> [WHAT IS BEING ASKED]
Extract only the lines from the start of the entries below to the line with "0.235, 0.25, 0.265]", inclusive; omit every picture.

[Records with drawing code]
'''

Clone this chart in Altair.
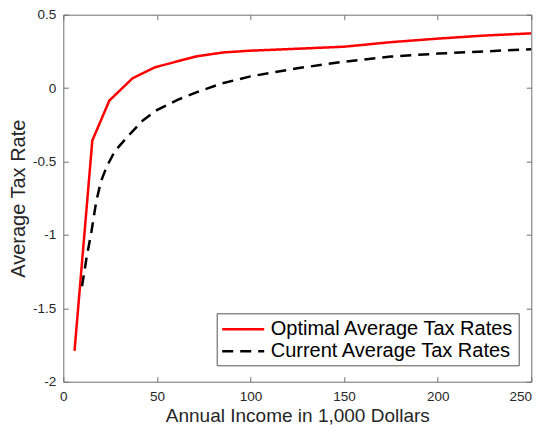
import altair as alt
import pandas as pd

series_names = ["Optimal Average Tax Rates", "Current Average Tax Rates"]

x_opt = [6, 15.5, 24.6, 37, 49, 71, 85.5, 100, 125, 150, 175, 200, 225, 250]
y_opt = [-1.79, -0.357, -0.085, 0.067, 0.142, 0.216, 0.243, 0.255, 0.268, 0.282, 0.313, 0.337, 0.358, 0.373]

x_cur = [10, 12.5, 15, 17.5, 20, 23, 27.5, 34, 42.5, 50, 61, 73, 85, 100, 125, 150, 175, 200, 225, 250]
y_cur = [-1.35, -1.15, -0.98, -0.78, -0.64, -0.54, -0.43, -0.335, -0.22, -0.15, -0.08, -0.02, 0.033, 0.08, 0.135, 0.18, 0.215, 0.235, 0.25, 0.265]

x_ticks = [0, 50, 100, 150, 200, 250]
y_ticks = [-2, -1.5, -1, -0.5, 0, 0.5]

df = pd.concat([
    pd.DataFrame({"income": x_opt, "rate": y_opt, "series": series_names[0]}),
    pd.DataFrame({"income": x_cur, "rate": y_cur, "series": series_names[1]}),
])

FONT = "Liberation Sans"
FRAME = "#707070"
TXT = "#262626"

xs = alt.Scale(domain=[0, 250], nice=False, zero=False)
ys = alt.Scale(domain=[-2, 0.5], nice=False, zero=False)

leg = alt.Legend(title=None, orient="none", legendX=153.4, legendY=298.6)

lines = alt.Chart(df).mark_line(strokeWidth=2.5, clip=True).encode(
    x=alt.X("income:Q", scale=xs, axis=alt.Axis(
        values=x_ticks, orient="bottom", offset=-5, tickSize=5, domain=False,
        labelPadding=7.5, labelFlush=False, labelOverlap=False,
        labelOffset=alt.condition("datum.value == 250", alt.value(-11), alt.value(0)),
        title="Annual Income in 1,000 Dollars", titleBaseline="alphabetic",
        titleFontSize=19, titleY=44.3, titleX=234)),
    y=alt.Y("rate:Q", scale=ys, axis=alt.Axis(
        values=y_ticks, orient="left", offset=-5, tickSize=5, domain=False,
        labelPadding=7.5, labelExpr="datum.value + ''", labelOverlap=False,
        title="Average Tax Rate", titleBaseline="alphabetic",
        titleX=-43.5, titleY=183.5, titleAngle=270)),
    color=alt.Color("series:N", scale=alt.Scale(domain=series_names, range=["#ff0000", "#000000"]), legend=leg),
    strokeDash=alt.StrokeDash("series:N", scale=alt.Scale(domain=series_names, range=[[1, 0], [11, 7]]), legend=leg),
)

ticks = alt.Chart(df).mark_point(opacity=0).encode(
    x=alt.X("income:Q", scale=xs, axis=alt.Axis(
        values=x_ticks, orient="top", offset=-5, tickSize=5, domain=False,
        labels=False, title=None)),
    y=alt.Y("rate:Q", scale=ys, axis=alt.Axis(
        values=y_ticks, orient="right", offset=-5, tickSize=5, domain=False,
        labels=False, title=None)),
)

chart = alt.layer(lines, ticks).properties(
    width=468, height=367,
    autosize=alt.AutoSizeParams(type="none"),
    padding={"left": 55.3, "top": 6.7, "right": 4.7, "bottom": 43.3},
).configure_view(
    stroke=FRAME, strokeWidth=1
).configure_axis(
    tickColor=FRAME, tickWidth=1, grid=False,
    labelFont=FONT, labelFontSize=13.5, labelColor=TXT,
    titleFont=FONT, titleFontSize=20, titleColor=TXT, titleFontWeight="normal",
).configure_legend(
    labelFont=FONT, labelFontSize=20, labelColor="#000000", labelLimit=400,
    symbolType="M-2,0H2", symbolSize=441, symbolStrokeWidth=2.5,
    symbolOffset=10.5, labelOffset=15.5, padding=4, rowPadding=0,
    strokeColor="#555555", fillColor="#ffffff",
)

chart.save("out.html", embed_options={"renderer": "svg", "actions": False})
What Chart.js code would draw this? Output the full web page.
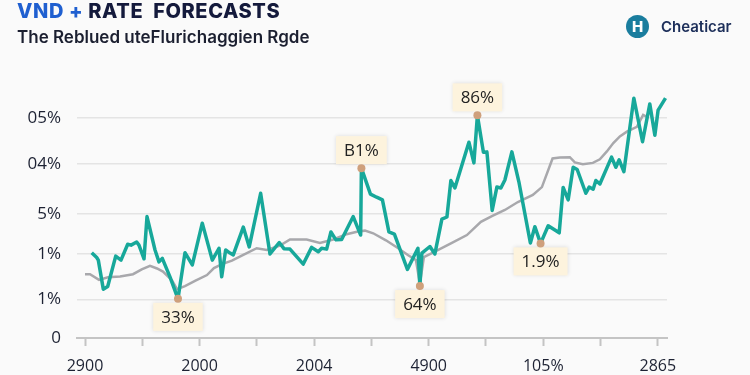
<!DOCTYPE html>
<html>
<head>
<meta charset="utf-8">
<script src="https://cdn.jsdelivr.net/npm/chart.js@4/dist/chart.umd.min.js"></script>
<style>
  body { margin: 0; background: #fafafa; font-family: Inter, "Open Sans", sans-serif; }
  #wrap { position: relative; width: 750px; height: 375px; }
  #title { position: absolute; left: 17px; top: -1px; font-size: 20px; font-weight: 800; color: #141a3c; letter-spacing: 0.6px; white-space: pre; }
  #title .blue { color: #1f5fd0; }
  #subtitle { position: absolute; left: 17px; top: 27px; font-size: 17px; font-weight: 600; color: #1b1f30; }
  #logo { position: absolute; left: 626px; top: 15px; display: flex; align-items: center; }
  #logo .mark { width: 23px; height: 23px; border-radius: 50%; background: #1a7d9e; color: #fff; font-weight: 800; font-size: 15px; text-align: center; line-height: 23px; }
  #logo .name { margin-left: 12px; font-size: 15px; font-weight: 600; color: #1d2f5a; }
</style>
</head>
<body>
<div id="wrap">
  <canvas id="rateChart" width="750" height="375"></canvas>
  <div id="title"><span class="blue">VND +</span> RATE  FORECASTS</div>
  <div id="subtitle">The Reblued uteFlurichaggien Rgde</div>
  <div id="logo"><div class="mark">H</div><div class="name">Cheaticar</div></div>
</div>
<script>
// 軸標籤
const xTickValues = [0, 10, 20, 30, 40, 50, 60, 70, 80, 90, 100];
const xTickLabels = ['2900', '', '2000', '', '2004', '', '4900', '', '105%', '', '2865'];
const yTickValues = [0, 0.88, 1.91, 2.82, 3.95, 5];
const yTickLabels = ['0', '1%', '1%', '5%', '04%', '05%'];

// 預測線 (綠)
const tealX = [1.17, 2.04, 2.32, 3.19, 3.96, 5.36, 6.28, 7.45, 8.03, 9.02, 9.42, 10.3, 10.82, 12.22, 12.91, 13.49, 14.83, 16.23, 17.45, 18.73,
  20.47, 22.22, 23.39, 23.86, 24.55, 25.31, 25.88, 27.63, 28.67, 30.66, 32.29, 33.91, 34.73, 35.78, 38.1, 39.56, 40.72, 41.31, 42.18, 42.93,
  43.8, 44.8, 46.82, 48.12, 48.25, 49.83, 50.91, 51.92, 53.05, 54.01, 56.28, 58.12, 58.46, 58.81, 60.21, 61.08, 62.3, 63.18, 63.87, 64.57,
  67.02, 67.89, 68.5, 69.55, 70.16, 71.08, 71.9, 72.6, 73.3, 74.52, 75.74, 77.75, 78.53, 79.53, 80.86, 82.78, 83.47, 84.35, 85.22, 85.92,
  87.43, 88.01, 88.71, 89.18, 89.88, 91.92, 92.67, 93.25, 94.07, 95.81, 97.33, 98.6, 99.48, 100.05, 101.34];
const tealY = [1.94, 1.83, 1.77, 1.11, 1.17, 1.86, 1.77, 2.13, 2.11, 2.18, 2.11, 1.8, 2.76, 2.0, 1.73, 1.81, 1.39, 0.89, 1.94, 1.66,
  2.61, 1.77, 2.04, 1.39, 2.0, 1.93, 1.89, 2.52, 2.07, 3.29, 1.91, 2.17, 2.03, 2.02, 1.68, 2.06, 1.96, 2.04, 2.02, 2.41,
  2.23, 2.24, 2.76, 2.34, 3.86, 3.27, 3.2, 3.14, 2.41, 2.36, 1.56, 2.04, 1.18, 1.93, 2.08, 1.91, 2.7, 2.75, 3.58, 3.41,
  4.45, 3.98, 5.06, 4.22, 4.23, 2.9, 3.43, 3.41, 3.59, 4.23, 3.55, 2.16, 2.53, 2.15, 2.55, 2.39, 3.42, 3.14, 3.88, 3.83,
  3.29, 3.43, 3.38, 3.58, 3.5, 4.11, 3.88, 4.05, 3.78, 5.45, 4.46, 5.32, 4.61, 5.18, 5.45];

// 基準線 (灰)
const greyX = [0, 0.87, 2.44, 4.01, 6.11, 8.38, 9.9, 11.34, 12.57, 13.61, 15.18, 16.06, 17.45, 19.2, 21.29, 22.51, 23.91, 25.65, 27.63, 29.97,
  31.71, 34.03, 35.78, 38.69, 41.01, 43.33, 45.67, 47.64, 48.87, 50.31, 52.53, 54.68, 56.42, 57.77, 58.46, 59.16, 60.56, 64.05, 66.67, 69.11,
  71.03, 73.3, 75.57, 78.18, 79.76, 81.62, 82.9, 84.64, 85.51, 86.91, 88.66, 89.88, 91.1, 92.23, 93.37, 94.59, 96.34, 97.43, 98.03];
const greyY = [1.45, 1.45, 1.32, 1.38, 1.4, 1.45, 1.56, 1.64, 1.58, 1.51, 1.31, 1.11, 1.18, 1.3, 1.43, 1.59, 1.68, 1.76, 1.89, 2.04,
  2.0, 2.1, 2.24, 2.24, 2.16, 2.24, 2.36, 2.42, 2.44, 2.38, 2.22, 2.04, 1.88, 1.77, 1.23, 1.84, 1.93, 2.16, 2.34, 2.64,
  2.77, 2.91, 3.09, 3.25, 3.43, 4.08, 4.1, 4.11, 3.99, 3.95, 3.98, 4.06, 4.24, 4.43, 4.58, 4.69, 4.8, 5.07, 5.03];

// 標註 (對應綠線的點)
const annIndex = [17, 44, 62, 52, 73];
const annLabel = ['33%', 'B1%', '86%', '64%', '1.9%'];
const annSide = ['below', 'above', 'above', 'below', 'below'];

const toPoints = (xs, ys) => xs.map((x, i) => ({ x: x, y: ys[i] }));

// 畫標註框
const calloutPlugin = {
  id: 'callouts',
  afterDatasetsDraw(chart) {
    const ctx = chart.ctx;
    const meta = chart.getDatasetMeta(0);
    ctx.save();
    ctx.font = '17px "Open Sans", sans-serif';
    annIndex.forEach((idx, k) => {
      const pt = meta.data[idx];
      const w = ctx.measureText(annLabel[k]).width + 16;
      const h = 28;
      const top = annSide[k] === 'below' ? pt.y + 4 : pt.y - 4 - h;
      ctx.shadowColor = 'rgba(0,0,0,0.12)';
      ctx.shadowBlur = 4;
      ctx.fillStyle = '#fdf3dd';
      ctx.fillRect(pt.x - w / 2, top, w, h);
      ctx.shadowBlur = 0;
      ctx.fillStyle = '#222';
      ctx.textAlign = 'center';
      ctx.textBaseline = 'middle';
      ctx.fillText(annLabel[k], pt.x, top + h / 2 + 1);
      ctx.beginPath();
      ctx.arc(pt.x, pt.y, 4, 0, Math.PI * 2);
      ctx.fillStyle = '#cfa07c';
      ctx.fill();
    });
    ctx.restore();
  }
};

const rateChart = new Chart(document.getElementById('rateChart'), {
  type: 'line',
  data: {
    datasets: [{
      label: 'Forecast',
      data: toPoints(tealX, tealY),
      borderColor: '#17a89a',
      borderWidth: 3.5,
      borderJoinStyle: 'round',
      pointRadius: 0,
      tension: 0,
      fill: false
    }, {
      label: 'Baseline',
      data: toPoints(greyX, greyY),
      borderColor: '#a8a8ac',
      borderWidth: 2.5,
      pointRadius: 0,
      tension: 0,
      fill: false
    }]
  },
  options: {
    responsive: false,
    animation: false,
    layout: { padding: { top: 96, right: 83, left: 0, bottom: 0 } },
    plugins: { legend: { display: false }, tooltip: { enabled: false } },
    scales: {
      x: {
        type: 'linear',
        min: -1.4,
        max: 101.6,
        afterBuildTicks: (scale) => { scale.ticks = xTickValues.map(v => ({ value: v })); },
        afterFit: (scale) => { scale.height = 37; },
        border: { display: true, color: '#c4c4c4', width: 2 },
        grid: { drawOnChartArea: false, tickLength: 8, tickColor: '#c4c4c4', tickWidth: 2 },
        ticks: {
          autoSkip: false,
          maxRotation: 0,
          padding: 11,
          color: '#1d2233',
          font: { family: '"Open Sans", sans-serif', size: 16 },
          callback: (v, i) => xTickLabels[i]
        }
      },
      y: {
        min: 0,
        max: 5.5,
        afterBuildTicks: (scale) => { scale.ticks = yTickValues.map(v => ({ value: v })); },
        afterFit: (scale) => { scale.width = 77; },
        border: { display: false },
        grid: { color: '#e4e4e4', lineWidth: 1.5, drawTicks: false },
        ticks: {
          padding: 16,
          color: '#1d2233',
          font: { family: '"Open Sans", sans-serif', size: 17 },
          callback: (v, i) => yTickLabels[i]
        }
      }
    }
  },
  plugins: [calloutPlugin]
});
</script>
</body>
</html>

'''

> [FINAL ANSWER]
Clone this chart in Altair.
import altair as alt
import pandas as pd

series_names = ["Optimal Average Tax Rates", "Current Average Tax Rates"]

x_opt = [6, 15.5, 24.6, 37, 49, 71, 85.5, 100, 125, 150, 175, 200, 225, 250]
y_opt = [-1.79, -0.357, -0.085, 0.067, 0.142, 0.216, 0.243, 0.255, 0.268, 0.282, 0.313, 0.337, 0.358, 0.373]

x_cur = [10, 12.5, 15, 17.5, 20, 23, 27.5, 34, 42.5, 50, 61, 73, 85, 100, 125, 150, 175, 200, 225, 250]
y_cur = [-1.35, -1.15, -0.98, -0.78, -0.64, -0.54, -0.43, -0.335, -0.22, -0.15, -0.08, -0.02, 0.033, 0.08, 0.135, 0.18, 0.215, 0.235, 0.25, 0.265]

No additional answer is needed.